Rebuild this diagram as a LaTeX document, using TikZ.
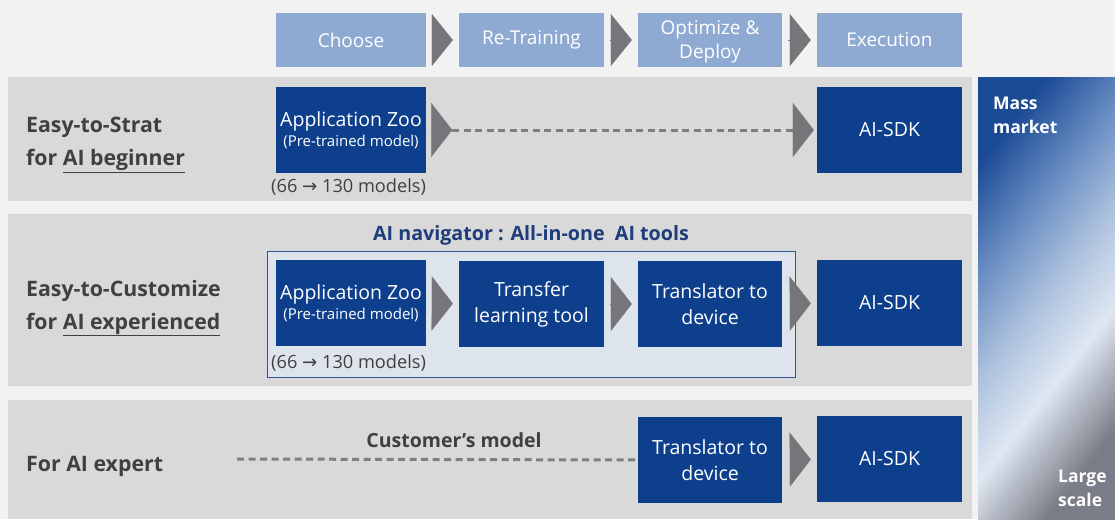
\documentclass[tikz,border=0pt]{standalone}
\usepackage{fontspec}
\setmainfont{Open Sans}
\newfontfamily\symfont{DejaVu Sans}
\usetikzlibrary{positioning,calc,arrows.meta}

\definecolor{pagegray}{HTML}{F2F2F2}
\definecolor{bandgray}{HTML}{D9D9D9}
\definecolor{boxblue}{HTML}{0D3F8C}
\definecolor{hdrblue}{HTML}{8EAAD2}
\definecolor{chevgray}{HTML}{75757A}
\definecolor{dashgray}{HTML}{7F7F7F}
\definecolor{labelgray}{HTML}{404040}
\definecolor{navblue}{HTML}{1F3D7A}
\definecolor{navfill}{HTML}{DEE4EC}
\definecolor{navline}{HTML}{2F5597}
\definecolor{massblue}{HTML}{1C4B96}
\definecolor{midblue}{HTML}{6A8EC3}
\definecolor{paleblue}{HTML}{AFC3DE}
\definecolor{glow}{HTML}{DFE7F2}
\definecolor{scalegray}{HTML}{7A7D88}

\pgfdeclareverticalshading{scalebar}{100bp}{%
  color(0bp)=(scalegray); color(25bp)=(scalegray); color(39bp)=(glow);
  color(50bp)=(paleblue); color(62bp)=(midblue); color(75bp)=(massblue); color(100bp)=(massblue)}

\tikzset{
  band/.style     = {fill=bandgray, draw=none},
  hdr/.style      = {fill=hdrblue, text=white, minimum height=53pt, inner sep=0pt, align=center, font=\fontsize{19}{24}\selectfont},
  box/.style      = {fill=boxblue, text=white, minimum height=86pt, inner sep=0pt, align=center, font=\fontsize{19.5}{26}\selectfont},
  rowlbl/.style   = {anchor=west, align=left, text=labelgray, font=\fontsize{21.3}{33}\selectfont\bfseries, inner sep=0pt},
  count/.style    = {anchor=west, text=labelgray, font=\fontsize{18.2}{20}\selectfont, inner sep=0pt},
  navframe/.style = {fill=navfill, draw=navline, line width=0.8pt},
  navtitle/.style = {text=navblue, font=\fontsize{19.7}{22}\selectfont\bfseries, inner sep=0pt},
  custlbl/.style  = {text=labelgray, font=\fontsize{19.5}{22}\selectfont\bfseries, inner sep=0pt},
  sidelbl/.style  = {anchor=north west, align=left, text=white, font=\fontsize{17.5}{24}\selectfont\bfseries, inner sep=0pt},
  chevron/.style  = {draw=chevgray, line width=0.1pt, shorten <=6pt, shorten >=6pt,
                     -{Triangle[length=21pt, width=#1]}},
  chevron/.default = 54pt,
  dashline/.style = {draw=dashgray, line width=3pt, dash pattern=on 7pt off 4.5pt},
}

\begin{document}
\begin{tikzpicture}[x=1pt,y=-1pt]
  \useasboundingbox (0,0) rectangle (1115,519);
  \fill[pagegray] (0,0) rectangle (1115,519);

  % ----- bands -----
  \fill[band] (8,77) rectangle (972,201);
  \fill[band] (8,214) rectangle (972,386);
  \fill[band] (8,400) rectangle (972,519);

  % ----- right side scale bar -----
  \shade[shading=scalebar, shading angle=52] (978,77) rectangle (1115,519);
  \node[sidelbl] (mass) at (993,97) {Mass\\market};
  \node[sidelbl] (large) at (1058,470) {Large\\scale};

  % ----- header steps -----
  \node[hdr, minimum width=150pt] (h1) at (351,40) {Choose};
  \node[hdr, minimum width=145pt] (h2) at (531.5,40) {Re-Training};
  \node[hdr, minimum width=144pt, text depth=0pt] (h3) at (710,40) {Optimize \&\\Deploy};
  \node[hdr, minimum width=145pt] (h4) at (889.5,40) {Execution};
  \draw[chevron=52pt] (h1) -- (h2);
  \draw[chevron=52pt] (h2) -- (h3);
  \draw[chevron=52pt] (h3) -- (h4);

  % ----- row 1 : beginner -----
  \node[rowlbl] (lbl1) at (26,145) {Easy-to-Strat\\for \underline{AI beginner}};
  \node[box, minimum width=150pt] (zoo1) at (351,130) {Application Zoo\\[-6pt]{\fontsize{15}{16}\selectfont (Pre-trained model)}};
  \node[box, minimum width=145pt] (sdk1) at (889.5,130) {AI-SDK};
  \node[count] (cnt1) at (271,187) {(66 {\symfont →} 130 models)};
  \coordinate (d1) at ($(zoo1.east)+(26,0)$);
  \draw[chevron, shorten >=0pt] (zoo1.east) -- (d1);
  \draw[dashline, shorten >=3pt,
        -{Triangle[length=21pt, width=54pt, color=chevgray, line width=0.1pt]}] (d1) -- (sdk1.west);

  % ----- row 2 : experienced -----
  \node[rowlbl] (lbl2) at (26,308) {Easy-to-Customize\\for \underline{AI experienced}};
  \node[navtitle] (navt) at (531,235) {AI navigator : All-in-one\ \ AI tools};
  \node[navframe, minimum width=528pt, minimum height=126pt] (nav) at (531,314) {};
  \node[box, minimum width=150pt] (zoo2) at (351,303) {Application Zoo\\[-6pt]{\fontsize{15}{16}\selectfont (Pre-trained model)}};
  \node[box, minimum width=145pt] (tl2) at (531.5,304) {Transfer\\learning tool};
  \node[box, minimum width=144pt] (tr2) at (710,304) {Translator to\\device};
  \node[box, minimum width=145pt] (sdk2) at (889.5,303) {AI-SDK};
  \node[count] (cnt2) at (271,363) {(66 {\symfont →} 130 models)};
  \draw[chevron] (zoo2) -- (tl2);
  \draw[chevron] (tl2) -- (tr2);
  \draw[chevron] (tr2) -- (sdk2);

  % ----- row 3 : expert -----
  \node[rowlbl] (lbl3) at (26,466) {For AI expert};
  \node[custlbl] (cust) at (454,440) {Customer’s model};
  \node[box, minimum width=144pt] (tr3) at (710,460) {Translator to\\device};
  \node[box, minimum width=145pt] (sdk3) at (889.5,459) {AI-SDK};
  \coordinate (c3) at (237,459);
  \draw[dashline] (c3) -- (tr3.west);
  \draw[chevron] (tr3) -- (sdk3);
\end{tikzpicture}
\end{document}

+++

## Direction
Copy the material above in full and exactly, skipping pictures.

## Full solution
Rebuild this diagram as a LaTeX document, using TikZ.
\documentclass[tikz,border=0pt]{standalone}
\usepackage{fontspec}
\setmainfont{Open Sans}
\newfontfamily\symfont{DejaVu Sans}
\usetikzlibrary{positioning,calc,arrows.meta}

\definecolor{pagegray}{HTML}{F2F2F2}
\definecolor{bandgray}{HTML}{D9D9D9}
\definecolor{boxblue}{HTML}{0D3F8C}
\definecolor{hdrblue}{HTML}{8EAAD2}
\definecolor{chevgray}{HTML}{75757A}
\definecolor{dashgray}{HTML}{7F7F7F}
\definecolor{labelgray}{HTML}{404040}
\definecolor{navblue}{HTML}{1F3D7A}
\definecolor{navfill}{HTML}{DEE4EC}
\definecolor{navline}{HTML}{2F5597}
\definecolor{massblue}{HTML}{1C4B96}
\definecolor{midblue}{HTML}{6A8EC3}
\definecolor{paleblue}{HTML}{AFC3DE}
\definecolor{glow}{HTML}{DFE7F2}
\definecolor{scalegray}{HTML}{7A7D88}

\pgfdeclareverticalshading{scalebar}{100bp}{%
  color(0bp)=(scalegray); color(25bp)=(scalegray); color(39bp)=(glow);
  color(50bp)=(paleblue); color(62bp)=(midblue); color(75bp)=(massblue); color(100bp)=(massblue)}

\tikzset{
  band/.style     = {fill=bandgray, draw=none},
  hdr/.style      = {fill=hdrblue, text=white, minimum height=53pt, inner sep=0pt, align=center, font=\fontsize{19}{24}\selectfont},
  box/.style      = {fill=boxblue, text=white, minimum height=86pt, inner sep=0pt, align=center, font=\fontsize{19.5}{26}\selectfont},
  rowlbl/.style   = {anchor=west, align=left, text=labelgray, font=\fontsize{21.3}{33}\selectfont\bfseries, inner sep=0pt},
  count/.style    = {anchor=west, text=labelgray, font=\fontsize{18.2}{20}\selectfont, inner sep=0pt},
  navframe/.style = {fill=navfill, draw=navline, line width=0.8pt},
  navtitle/.style = {text=navblue, font=\fontsize{19.7}{22}\selectfont\bfseries, inner sep=0pt},
  custlbl/.style  = {text=labelgray, font=\fontsize{19.5}{22}\selectfont\bfseries, inner sep=0pt},
  sidelbl/.style  = {anchor=north west, align=left, text=white, font=\fontsize{17.5}{24}\selectfont\bfseries, inner sep=0pt},
  chevron/.style  = {draw=chevgray, line width=0.1pt, shorten <=6pt, shorten >=6pt,
                     -{Triangle[length=21pt, width=#1]}},
  chevron/.default = 54pt,
  dashline/.style = {draw=dashgray, line width=3pt, dash pattern=on 7pt off 4.5pt},
}

\begin{document}
\begin{tikzpicture}[x=1pt,y=-1pt]
  \useasboundingbox (0,0) rectangle (1115,519);
  \fill[pagegray] (0,0) rectangle (1115,519);

  % ----- bands -----
  \fill[band] (8,77) rectangle (972,201);
  \fill[band] (8,214) rectangle (972,386);
  \fill[band] (8,400) rectangle (972,519);

  % ----- right side scale bar -----
  \shade[shading=scalebar, shading angle=52] (978,77) rectangle (1115,519);
  \node[sidelbl] (mass) at (993,97) {Mass\\market};
  \node[sidelbl] (large) at (1058,470) {Large\\scale};

  % ----- header steps -----
  \node[hdr, minimum width=150pt] (h1) at (351,40) {Choose};
  \node[hdr, minimum width=145pt] (h2) at (531.5,40) {Re-Training};
  \node[hdr, minimum width=144pt, text depth=0pt] (h3) at (710,40) {Optimize \&\\Deploy};
  \node[hdr, minimum width=145pt] (h4) at (889.5,40) {Execution};
  \draw[chevron=52pt] (h1) -- (h2);
  \draw[chevron=52pt] (h2) -- (h3);
  \draw[chevron=52pt] (h3) -- (h4);

  % ----- row 1 : beginner -----
  \node[rowlbl] (lbl1) at (26,145) {Easy-to-Strat\\for \underline{AI beginner}};
  \node[box, minimum width=150pt] (zoo1) at (351,130) {Application Zoo\\[-6pt]{\fontsize{15}{16}\selectfont (Pre-trained model)}};
  \node[box, minimum width=145pt] (sdk1) at (889.5,130) {AI-SDK};
  \node[count] (cnt1) at (271,187) {(66 {\symfont →} 130 models)};
  \coordinate (d1) at ($(zoo1.east)+(26,0)$);
  \draw[chevron, shorten >=0pt] (zoo1.east) -- (d1);
  \draw[dashline, shorten >=3pt,
        -{Triangle[length=21pt, width=54pt, color=chevgray, line width=0.1pt]}] (d1) -- (sdk1.west);

  % ----- row 2 : experienced -----
  \node[rowlbl] (lbl2) at (26,308) {Easy-to-Customize\\for \underline{AI experienced}};
  \node[navtitle] (navt) at (531,235) {AI navigator : All-in-one\ \ AI tools};
  \node[navframe, minimum width=528pt, minimum height=126pt] (nav) at (531,314) {};
  \node[box, minimum width=150pt] (zoo2) at (351,303) {Application Zoo\\[-6pt]{\fontsize{15}{16}\selectfont (Pre-trained model)}};
  \node[box, minimum width=145pt] (tl2) at (531.5,304) {Transfer\\learning tool};
  \node[box, minimum width=144pt] (tr2) at (710,304) {Translator to\\device};
  \node[box, minimum width=145pt] (sdk2) at (889.5,303) {AI-SDK};
  \node[count] (cnt2) at (271,363) {(66 {\symfont →} 130 models)};
  \draw[chevron] (zoo2) -- (tl2);
  \draw[chevron] (tl2) -- (tr2);
  \draw[chevron] (tr2) -- (sdk2);

  % ----- row 3 : expert -----
  \node[rowlbl] (lbl3) at (26,466) {For AI expert};
  \node[custlbl] (cust) at (454,440) {Customer’s model};
  \node[box, minimum width=144pt] (tr3) at (710,460) {Translator to\\device};
  \node[box, minimum width=145pt] (sdk3) at (889.5,459) {AI-SDK};
  \coordinate (c3) at (237,459);
  \draw[dashline] (c3) -- (tr3.west);
  \draw[chevron] (tr3) -- (sdk3);
\end{tikzpicture}
\end{document}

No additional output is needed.